“And the Holy One spoke to Aaron, saying, ‘You and your sons are not to drink wine or hard liquor when you come forward into the Tent of Meeting. This is so you will not die. And this will be a rule you’ll follow from now on'” (Leviticus 10.8-9).
Back in the nineteen-eighties, horror movies were morality plays. The kids who lived were the good ones—the ones who weren’t promiscuous, and most certainly didn’t drink. That’s how you knew who was going to survive to the end in those old movies. The fraternity boys and football jocks with beer cans in their hands? They were no match for some creature back from the grave. The wages of drinking were death, or so the movies taught us.
Leviticus seems to have the same sort of rule. In the aftermath of Nadav and Avihu’s deaths, God gives the prohibition above regarding being sober when they’re acting in their priestly duties. Effectively, it’s the same rule most of us live with—don’t drink on the job.
The presence of this prohibition in this chapter led the Rabbis in their commentaries to conclude that Nadav and Avihu were intoxicated at the time of their incident in the Tent. This instruction and this story led to the admonition that one shouldn’t drink before prayer. It is, after all, an approach to the presence of the Holy One. It’s not that alcohol is inherently bad. It’s because of what it does to the human heart.
The intoxicated teens in old horror movies often met their end in a moment of bravado. Their egos dulled by cheap beer, they charge forward, believing they are equal or greater to what they’ve gone forth to face.
Perhaps Avihu and Nadav were intoxicated. Maybe their death came because they were so dulled by wine they didn’t recognize the danger they could encounter in the wild Presence of the Divine. Or, maybe, they were drunk on something else.
If I put on my English major’s cap, I can argue that the vulnerable, intoxicated teen is a metaphor for how it feels to grow into adulthood. Insecure about who you are and the world you find yourself entering, I know I found whatever I could to feel secure, to assure myself I could face the uncertainty around me. Maybe it’s arrogance, or ability, or intelligence, but, like wine, it can drown the inhibitions just enough to make you believe you can take on anything.
Maybe this is the sobriety to which God called Aaron and us. Maybe it wasn’t so much the danger of wine or beer or whiskey, but what we use to drown our insecurities and our fears. It makes me wonder if the danger presented here, like what lurks in the horror movie darkness, is very real.

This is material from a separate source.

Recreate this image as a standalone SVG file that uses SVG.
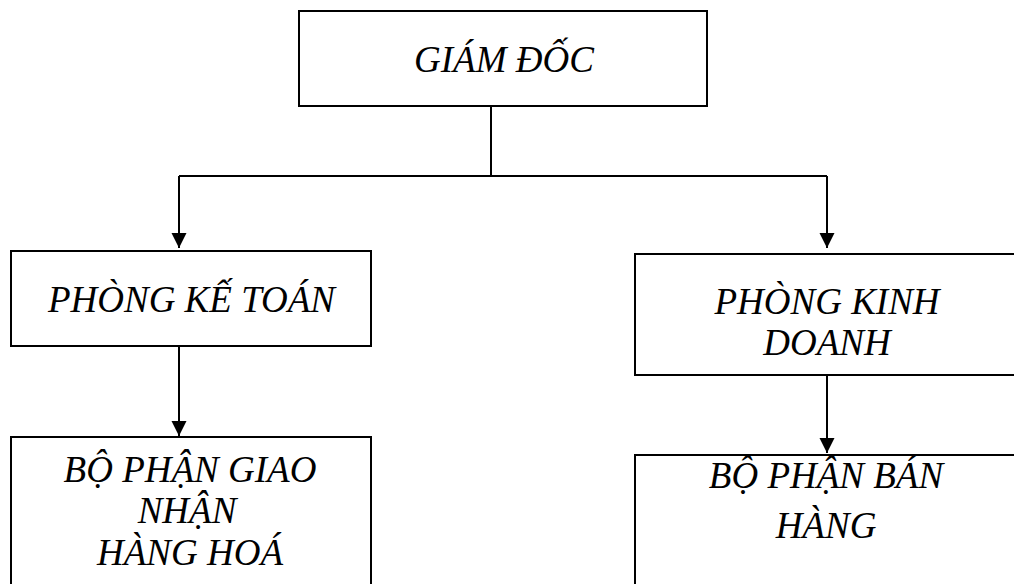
<svg xmlns="http://www.w3.org/2000/svg" width="1014" height="584" viewBox="0 0 1014 584">
  <style>
    .box { fill: #ffffff; stroke: #000000; stroke-width: 2; }
    .link { fill: none; stroke: #000000; stroke-width: 2; }
    .lbl { font-family: "Liberation Serif", "Times New Roman", serif; font-style: italic; font-size: 37px; fill: #000000; text-anchor: middle; }
  </style>
  <defs>
    <!-- solid triangular arrowhead shared by all connectors -->
    <marker id="arrow" markerUnits="userSpaceOnUse" markerWidth="16" markerHeight="16" refX="15" refY="8" orient="auto">
      <path d="M0,0.5 L15,8 L0,15.5 Z" fill="#000000"/>
    </marker>
  </defs>
  <rect width="1014" height="584" fill="#ffffff"/>

  <g id="connectors">
    <path class="link" d="M491,106 V176"/>
    <path class="link" d="M179,176 H827"/>
    <path class="link" d="M179,176 V248" marker-end="url(#arrow)"/>
    <path class="link" d="M827,176 V248" marker-end="url(#arrow)"/>
    <path class="link" d="M179,339 V436" marker-end="url(#arrow)"/>
    <path class="link" d="M827,375 V453" marker-end="url(#arrow)"/>
  </g>

  <g id="giam-doc">
    <rect class="box" x="299" y="11" width="408" height="95"/>
    <text class="lbl" x="504" y="72">GIÁM ĐỐC</text>
  </g>

  <g id="phong-ke-toan">
    <rect class="box" x="11" y="251" width="360" height="95"/>
    <text class="lbl" x="191.5" y="312">PHÒNG KẾ TOÁN</text>
  </g>

  <g id="phong-kinh-doanh">
    <rect class="box" x="635" y="254" width="400" height="121"/>
    <text class="lbl" x="827" y="314">PHÒNG KINH</text>
    <text class="lbl" x="827" y="355">DOANH</text>
  </g>

  <g id="bo-phan-giao-nhan">
    <rect class="box" x="11" y="437" width="360" height="170"/>
    <text class="lbl" x="190" y="482">BỘ PHẬN GIAO</text>
    <text class="lbl" x="187" y="523">NHẬN</text>
    <text class="lbl" x="190" y="565">HÀNG HOÁ</text>
  </g>

  <g id="bo-phan-ban-hang">
    <rect class="box" x="635" y="455" width="400" height="150"/>
    <text class="lbl" x="826" y="488">BỘ PHẬN BÁN</text>
    <text class="lbl" x="826" y="538">HÀNG</text>
  </g>
</svg>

It may be that our relationship with Christ demands a sobriety that goes beyond wine or hard liquor. Maybe the intoxicants we should avoid flow forth not from grains and fruits but from our hearts. Hearts so full of pride and insecurity that we go blundering forth as though we were unstoppable.
Only to meet someone who came back from the dead.
Resurrected One, let me drink from your waters when I am tempted to get drunk upon the sour wine from my heart.